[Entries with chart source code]
_____

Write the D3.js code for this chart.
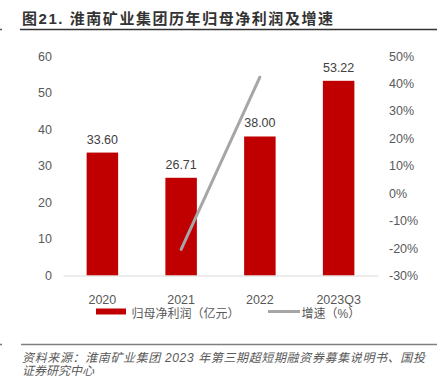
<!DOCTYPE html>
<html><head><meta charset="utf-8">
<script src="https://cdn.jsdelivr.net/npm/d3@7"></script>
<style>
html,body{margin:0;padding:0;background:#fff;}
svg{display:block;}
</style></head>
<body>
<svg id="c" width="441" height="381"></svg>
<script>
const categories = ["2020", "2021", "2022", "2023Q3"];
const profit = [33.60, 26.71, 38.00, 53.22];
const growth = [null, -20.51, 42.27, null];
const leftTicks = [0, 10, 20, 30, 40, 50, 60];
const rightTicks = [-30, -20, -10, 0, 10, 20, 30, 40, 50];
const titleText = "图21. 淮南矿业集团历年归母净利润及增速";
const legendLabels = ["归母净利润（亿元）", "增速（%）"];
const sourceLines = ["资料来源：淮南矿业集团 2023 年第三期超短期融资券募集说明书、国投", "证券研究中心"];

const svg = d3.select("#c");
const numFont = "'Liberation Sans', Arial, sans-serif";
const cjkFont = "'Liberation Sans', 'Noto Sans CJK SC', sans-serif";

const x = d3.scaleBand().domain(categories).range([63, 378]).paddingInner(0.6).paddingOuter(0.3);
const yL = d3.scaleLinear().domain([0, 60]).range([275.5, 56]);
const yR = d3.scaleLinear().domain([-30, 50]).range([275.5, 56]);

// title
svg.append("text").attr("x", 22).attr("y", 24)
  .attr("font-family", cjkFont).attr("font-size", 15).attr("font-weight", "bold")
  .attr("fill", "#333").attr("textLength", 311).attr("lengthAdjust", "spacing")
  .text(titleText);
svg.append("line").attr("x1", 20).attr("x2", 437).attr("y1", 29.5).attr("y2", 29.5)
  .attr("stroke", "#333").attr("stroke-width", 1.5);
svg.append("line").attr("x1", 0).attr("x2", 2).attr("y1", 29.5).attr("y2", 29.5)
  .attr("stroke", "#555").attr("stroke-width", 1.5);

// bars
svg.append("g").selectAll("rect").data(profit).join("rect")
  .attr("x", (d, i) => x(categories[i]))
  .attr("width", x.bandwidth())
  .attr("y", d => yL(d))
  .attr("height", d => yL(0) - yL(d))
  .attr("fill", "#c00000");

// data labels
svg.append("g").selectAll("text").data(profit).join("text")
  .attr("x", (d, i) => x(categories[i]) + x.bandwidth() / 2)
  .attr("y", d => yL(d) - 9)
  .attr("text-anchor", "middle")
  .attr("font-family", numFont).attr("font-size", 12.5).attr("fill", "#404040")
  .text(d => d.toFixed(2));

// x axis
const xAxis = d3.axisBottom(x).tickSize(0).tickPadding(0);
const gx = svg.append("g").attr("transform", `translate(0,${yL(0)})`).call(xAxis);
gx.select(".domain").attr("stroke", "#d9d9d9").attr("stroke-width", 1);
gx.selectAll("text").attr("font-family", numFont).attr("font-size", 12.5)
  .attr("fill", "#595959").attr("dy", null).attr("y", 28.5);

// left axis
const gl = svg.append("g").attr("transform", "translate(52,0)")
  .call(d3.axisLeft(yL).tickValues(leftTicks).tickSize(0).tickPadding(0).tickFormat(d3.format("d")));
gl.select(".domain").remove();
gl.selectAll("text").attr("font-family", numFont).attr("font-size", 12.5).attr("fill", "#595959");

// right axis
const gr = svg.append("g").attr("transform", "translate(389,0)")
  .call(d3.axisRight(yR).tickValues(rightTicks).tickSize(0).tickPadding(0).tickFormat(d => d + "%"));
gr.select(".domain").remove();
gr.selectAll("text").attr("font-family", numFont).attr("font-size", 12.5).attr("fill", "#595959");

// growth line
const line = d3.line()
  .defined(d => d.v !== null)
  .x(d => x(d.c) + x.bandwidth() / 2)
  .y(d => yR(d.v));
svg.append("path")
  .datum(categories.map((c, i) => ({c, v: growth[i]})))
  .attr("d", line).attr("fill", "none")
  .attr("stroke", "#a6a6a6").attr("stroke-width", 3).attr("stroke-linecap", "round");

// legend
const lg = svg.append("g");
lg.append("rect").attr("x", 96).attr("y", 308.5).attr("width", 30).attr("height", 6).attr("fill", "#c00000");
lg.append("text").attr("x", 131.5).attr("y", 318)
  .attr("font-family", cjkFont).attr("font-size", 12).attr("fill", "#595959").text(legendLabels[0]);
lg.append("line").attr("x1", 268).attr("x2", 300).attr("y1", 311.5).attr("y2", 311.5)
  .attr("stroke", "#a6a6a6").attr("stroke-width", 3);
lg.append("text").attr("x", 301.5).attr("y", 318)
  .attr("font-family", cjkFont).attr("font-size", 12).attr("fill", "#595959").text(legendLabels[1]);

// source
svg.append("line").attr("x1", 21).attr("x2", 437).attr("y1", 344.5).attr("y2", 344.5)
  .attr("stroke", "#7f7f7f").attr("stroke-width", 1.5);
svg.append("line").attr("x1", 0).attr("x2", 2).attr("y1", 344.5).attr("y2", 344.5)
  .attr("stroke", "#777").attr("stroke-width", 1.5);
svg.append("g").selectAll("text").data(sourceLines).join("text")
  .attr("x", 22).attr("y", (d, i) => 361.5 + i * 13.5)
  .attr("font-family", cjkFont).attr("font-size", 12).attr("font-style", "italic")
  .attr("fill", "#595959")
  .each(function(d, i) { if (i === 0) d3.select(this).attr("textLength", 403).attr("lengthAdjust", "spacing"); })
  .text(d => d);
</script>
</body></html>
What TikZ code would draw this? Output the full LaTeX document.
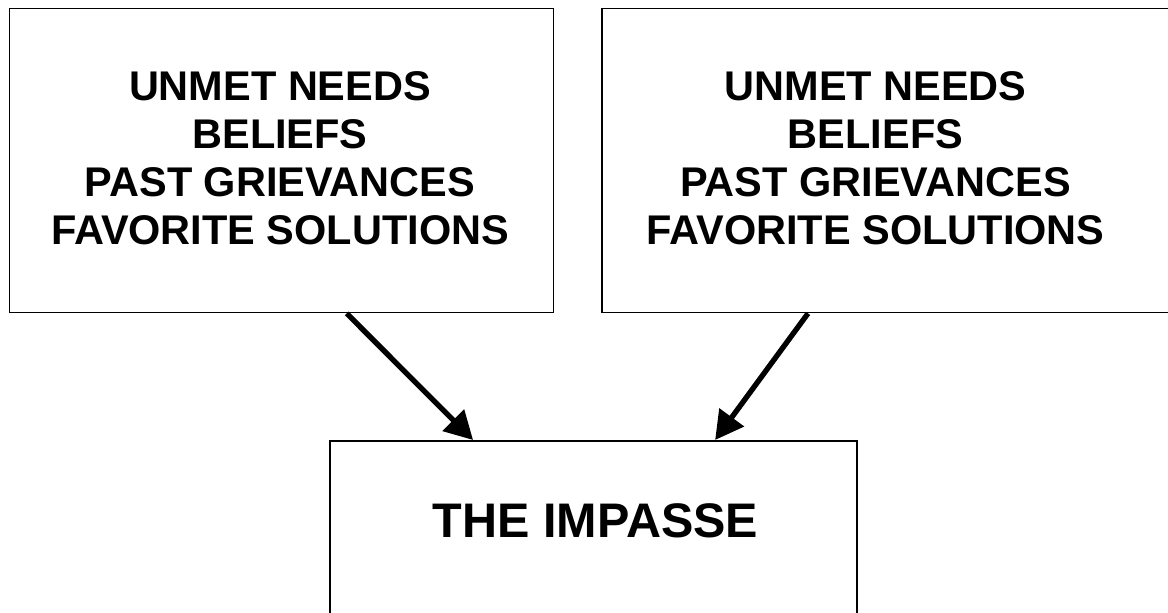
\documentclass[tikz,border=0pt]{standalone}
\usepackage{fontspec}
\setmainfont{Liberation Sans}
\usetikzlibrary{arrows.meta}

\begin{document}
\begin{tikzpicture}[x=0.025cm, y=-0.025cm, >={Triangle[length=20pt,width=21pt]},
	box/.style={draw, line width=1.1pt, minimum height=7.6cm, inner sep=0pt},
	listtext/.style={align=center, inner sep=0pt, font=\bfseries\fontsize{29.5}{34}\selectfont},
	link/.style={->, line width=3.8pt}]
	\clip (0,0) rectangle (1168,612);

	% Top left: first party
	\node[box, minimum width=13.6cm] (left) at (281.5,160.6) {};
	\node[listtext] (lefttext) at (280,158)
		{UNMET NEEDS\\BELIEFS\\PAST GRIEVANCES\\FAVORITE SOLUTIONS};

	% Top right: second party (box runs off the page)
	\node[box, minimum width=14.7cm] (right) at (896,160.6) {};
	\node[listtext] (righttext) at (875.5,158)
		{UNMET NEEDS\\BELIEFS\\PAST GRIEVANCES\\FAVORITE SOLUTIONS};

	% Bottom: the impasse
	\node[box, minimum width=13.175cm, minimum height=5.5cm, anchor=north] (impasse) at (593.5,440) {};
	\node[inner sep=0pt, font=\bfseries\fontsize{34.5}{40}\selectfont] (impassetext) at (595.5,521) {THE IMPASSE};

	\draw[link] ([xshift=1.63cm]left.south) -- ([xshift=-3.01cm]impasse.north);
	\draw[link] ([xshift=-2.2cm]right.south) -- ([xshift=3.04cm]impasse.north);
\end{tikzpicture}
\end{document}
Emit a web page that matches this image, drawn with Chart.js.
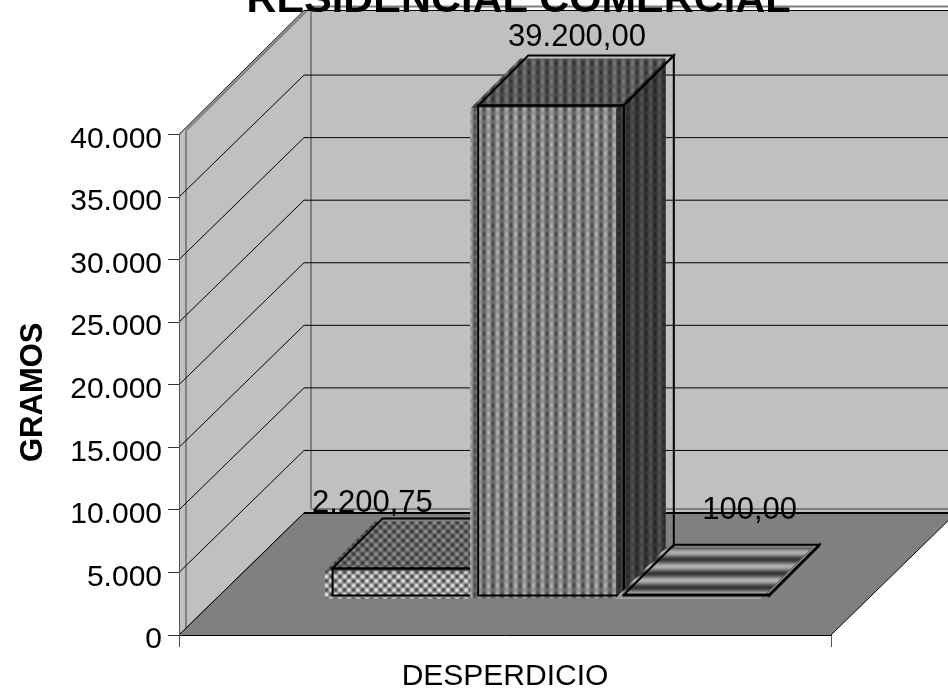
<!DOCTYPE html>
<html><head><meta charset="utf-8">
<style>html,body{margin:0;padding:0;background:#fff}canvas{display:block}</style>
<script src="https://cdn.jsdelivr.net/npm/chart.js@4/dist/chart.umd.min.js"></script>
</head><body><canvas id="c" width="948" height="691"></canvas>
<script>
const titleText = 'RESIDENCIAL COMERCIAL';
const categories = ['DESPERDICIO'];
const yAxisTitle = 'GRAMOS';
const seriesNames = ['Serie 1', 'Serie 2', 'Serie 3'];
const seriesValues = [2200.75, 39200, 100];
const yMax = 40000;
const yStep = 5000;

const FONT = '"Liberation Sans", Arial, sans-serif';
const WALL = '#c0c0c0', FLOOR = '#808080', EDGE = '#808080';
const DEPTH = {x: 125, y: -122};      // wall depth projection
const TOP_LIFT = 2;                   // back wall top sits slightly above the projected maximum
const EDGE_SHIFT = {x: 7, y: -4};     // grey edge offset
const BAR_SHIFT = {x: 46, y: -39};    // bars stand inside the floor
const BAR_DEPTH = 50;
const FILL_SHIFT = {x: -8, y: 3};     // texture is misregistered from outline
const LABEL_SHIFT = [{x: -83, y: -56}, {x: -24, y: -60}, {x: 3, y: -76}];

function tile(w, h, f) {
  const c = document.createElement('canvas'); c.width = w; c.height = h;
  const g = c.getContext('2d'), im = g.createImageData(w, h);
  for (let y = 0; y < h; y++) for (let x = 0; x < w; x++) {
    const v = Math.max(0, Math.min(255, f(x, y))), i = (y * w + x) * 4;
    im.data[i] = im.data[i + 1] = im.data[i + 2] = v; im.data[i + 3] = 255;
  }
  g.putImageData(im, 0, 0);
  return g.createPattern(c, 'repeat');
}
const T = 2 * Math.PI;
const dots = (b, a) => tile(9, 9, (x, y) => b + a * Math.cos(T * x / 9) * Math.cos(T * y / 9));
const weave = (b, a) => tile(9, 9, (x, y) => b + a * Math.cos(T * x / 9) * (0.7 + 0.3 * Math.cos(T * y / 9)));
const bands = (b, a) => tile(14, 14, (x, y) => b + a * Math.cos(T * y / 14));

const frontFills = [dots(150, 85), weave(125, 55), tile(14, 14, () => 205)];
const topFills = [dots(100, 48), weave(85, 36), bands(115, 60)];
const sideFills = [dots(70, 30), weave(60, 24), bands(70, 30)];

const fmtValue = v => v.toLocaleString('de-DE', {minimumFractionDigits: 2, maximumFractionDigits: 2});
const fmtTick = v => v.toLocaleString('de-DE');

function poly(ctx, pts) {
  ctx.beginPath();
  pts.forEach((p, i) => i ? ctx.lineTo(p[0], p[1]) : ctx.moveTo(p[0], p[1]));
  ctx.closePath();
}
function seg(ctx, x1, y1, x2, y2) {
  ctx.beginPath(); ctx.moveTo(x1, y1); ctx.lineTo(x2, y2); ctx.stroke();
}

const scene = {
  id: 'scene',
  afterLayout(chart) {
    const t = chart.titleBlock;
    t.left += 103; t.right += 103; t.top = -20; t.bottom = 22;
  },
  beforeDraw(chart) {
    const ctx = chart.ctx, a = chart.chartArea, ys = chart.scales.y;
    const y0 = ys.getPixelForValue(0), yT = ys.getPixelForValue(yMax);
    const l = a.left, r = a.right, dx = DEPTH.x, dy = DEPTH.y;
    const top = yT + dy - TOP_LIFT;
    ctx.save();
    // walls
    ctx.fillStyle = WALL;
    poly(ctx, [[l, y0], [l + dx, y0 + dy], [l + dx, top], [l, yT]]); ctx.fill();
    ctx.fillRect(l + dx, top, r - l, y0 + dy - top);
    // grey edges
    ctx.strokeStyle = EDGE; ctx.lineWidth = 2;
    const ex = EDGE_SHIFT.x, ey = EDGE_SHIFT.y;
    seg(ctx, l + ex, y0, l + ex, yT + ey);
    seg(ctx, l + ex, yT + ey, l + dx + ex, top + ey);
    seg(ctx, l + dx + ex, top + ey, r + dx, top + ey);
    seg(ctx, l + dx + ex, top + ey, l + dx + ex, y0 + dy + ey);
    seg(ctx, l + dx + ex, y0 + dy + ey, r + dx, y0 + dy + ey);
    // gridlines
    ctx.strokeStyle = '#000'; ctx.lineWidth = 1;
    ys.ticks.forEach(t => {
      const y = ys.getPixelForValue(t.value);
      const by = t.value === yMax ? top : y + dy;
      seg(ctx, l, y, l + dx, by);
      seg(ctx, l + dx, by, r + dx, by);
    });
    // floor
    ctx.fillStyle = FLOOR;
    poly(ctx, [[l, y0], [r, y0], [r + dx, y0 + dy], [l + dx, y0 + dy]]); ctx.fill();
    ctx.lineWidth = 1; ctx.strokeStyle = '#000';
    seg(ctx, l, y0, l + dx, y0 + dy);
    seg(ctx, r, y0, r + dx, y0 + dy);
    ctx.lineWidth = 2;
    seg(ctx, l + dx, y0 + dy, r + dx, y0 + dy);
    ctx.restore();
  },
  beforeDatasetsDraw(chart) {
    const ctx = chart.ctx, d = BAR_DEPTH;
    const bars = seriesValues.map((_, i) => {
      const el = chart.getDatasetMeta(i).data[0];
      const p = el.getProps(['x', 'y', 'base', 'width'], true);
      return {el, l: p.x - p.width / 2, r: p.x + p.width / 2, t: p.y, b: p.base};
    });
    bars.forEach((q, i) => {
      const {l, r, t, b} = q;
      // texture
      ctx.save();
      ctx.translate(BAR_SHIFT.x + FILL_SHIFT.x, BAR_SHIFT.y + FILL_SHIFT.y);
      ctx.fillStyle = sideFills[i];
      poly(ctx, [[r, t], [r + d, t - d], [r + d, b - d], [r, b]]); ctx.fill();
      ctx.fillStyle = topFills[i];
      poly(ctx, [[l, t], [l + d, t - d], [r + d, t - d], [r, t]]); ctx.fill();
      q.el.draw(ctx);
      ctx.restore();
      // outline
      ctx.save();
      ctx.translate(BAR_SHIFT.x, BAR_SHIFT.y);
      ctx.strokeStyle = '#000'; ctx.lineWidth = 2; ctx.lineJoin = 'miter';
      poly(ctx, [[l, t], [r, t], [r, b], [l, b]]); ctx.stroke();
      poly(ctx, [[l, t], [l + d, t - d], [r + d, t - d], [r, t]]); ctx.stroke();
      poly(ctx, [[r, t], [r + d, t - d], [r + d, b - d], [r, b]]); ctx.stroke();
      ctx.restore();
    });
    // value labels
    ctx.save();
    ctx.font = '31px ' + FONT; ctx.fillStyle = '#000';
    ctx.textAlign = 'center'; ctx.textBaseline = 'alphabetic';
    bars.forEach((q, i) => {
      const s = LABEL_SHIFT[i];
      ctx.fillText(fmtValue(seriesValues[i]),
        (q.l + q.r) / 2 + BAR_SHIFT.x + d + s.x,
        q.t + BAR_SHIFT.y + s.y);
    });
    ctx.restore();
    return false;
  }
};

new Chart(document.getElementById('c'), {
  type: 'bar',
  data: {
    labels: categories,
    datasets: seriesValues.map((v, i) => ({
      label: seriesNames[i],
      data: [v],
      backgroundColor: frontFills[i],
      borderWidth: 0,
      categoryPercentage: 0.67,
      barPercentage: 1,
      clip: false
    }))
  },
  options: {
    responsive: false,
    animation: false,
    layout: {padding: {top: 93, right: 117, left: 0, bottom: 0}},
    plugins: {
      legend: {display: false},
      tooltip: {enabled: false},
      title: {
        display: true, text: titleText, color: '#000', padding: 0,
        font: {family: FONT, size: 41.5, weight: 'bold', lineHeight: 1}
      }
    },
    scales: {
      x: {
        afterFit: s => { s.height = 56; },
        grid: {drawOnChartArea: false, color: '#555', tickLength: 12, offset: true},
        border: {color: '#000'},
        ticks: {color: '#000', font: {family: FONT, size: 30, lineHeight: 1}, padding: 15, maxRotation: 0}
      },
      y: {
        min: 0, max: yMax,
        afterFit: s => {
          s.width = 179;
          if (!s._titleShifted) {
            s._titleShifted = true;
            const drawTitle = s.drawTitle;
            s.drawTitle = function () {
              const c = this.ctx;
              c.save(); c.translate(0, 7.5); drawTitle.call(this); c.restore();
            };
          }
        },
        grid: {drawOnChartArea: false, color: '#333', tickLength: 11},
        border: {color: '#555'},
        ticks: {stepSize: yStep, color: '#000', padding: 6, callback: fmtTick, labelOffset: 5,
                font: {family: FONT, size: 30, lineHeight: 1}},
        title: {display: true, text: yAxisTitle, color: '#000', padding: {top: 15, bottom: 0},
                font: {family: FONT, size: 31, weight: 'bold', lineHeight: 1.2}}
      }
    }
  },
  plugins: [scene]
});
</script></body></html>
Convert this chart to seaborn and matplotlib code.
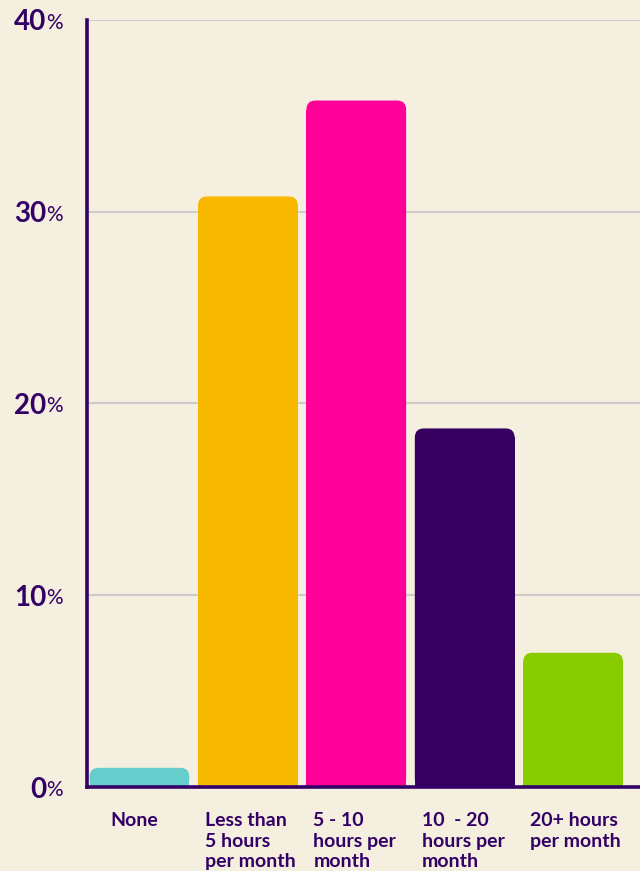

_____

▶ **WORK TO DO**
Make an exact copy of the lines from the one containing "What TikZ code" to the one containing "const yStep = 5000;", keeping both and leaving out every picture.

▶ **WRITTEN SOLUTION**
What TikZ code would draw this? Output the full LaTeX document.
\documentclass[tikz,border=0pt]{standalone}
\usepackage{fontspec}
\setmainfont{Liberation Sans}
\usetikzlibrary{arrows.meta}

\begin{document}
\begin{tikzpicture}[x=0.025cm, y=-0.025cm, >={Triangle[length=20pt,width=21pt]},
	box/.style={draw, line width=1.1pt, minimum height=7.6cm, inner sep=0pt},
	listtext/.style={align=center, inner sep=0pt, font=\bfseries\fontsize{29.5}{34}\selectfont},
	link/.style={->, line width=3.8pt}]
	\clip (0,0) rectangle (1168,612);

	% Top left: first party
	\node[box, minimum width=13.6cm] (left) at (281.5,160.6) {};
	\node[listtext] (lefttext) at (280,158)
		{UNMET NEEDS\\BELIEFS\\PAST GRIEVANCES\\FAVORITE SOLUTIONS};

	% Top right: second party (box runs off the page)
	\node[box, minimum width=14.7cm] (right) at (896,160.6) {};
	\node[listtext] (righttext) at (875.5,158)
		{UNMET NEEDS\\BELIEFS\\PAST GRIEVANCES\\FAVORITE SOLUTIONS};

	% Bottom: the impasse
	\node[box, minimum width=13.175cm, minimum height=5.5cm, anchor=north] (impasse) at (593.5,440) {};
	\node[inner sep=0pt, font=\bfseries\fontsize{34.5}{40}\selectfont] (impassetext) at (595.5,521) {THE IMPASSE};

	\draw[link] ([xshift=1.63cm]left.south) -- ([xshift=-3.01cm]impasse.north);
	\draw[link] ([xshift=-2.2cm]right.south) -- ([xshift=3.04cm]impasse.north);
\end{tikzpicture}
\end{document}
Emit a web page that matches this image, drawn with Chart.js.
<!DOCTYPE html>
<html><head><meta charset="utf-8">
<style>html,body{margin:0;padding:0;background:#fff}canvas{display:block}</style>
<script src="https://cdn.jsdelivr.net/npm/chart.js@4/dist/chart.umd.min.js"></script>
</head><body><canvas id="c" width="948" height="691"></canvas>
<script>
const titleText = 'RESIDENCIAL COMERCIAL';
const categories = ['DESPERDICIO'];
const yAxisTitle = 'GRAMOS';
const seriesNames = ['Serie 1', 'Serie 2', 'Serie 3'];
const seriesValues = [2200.75, 39200, 100];
const yMax = 40000;
const yStep = 5000;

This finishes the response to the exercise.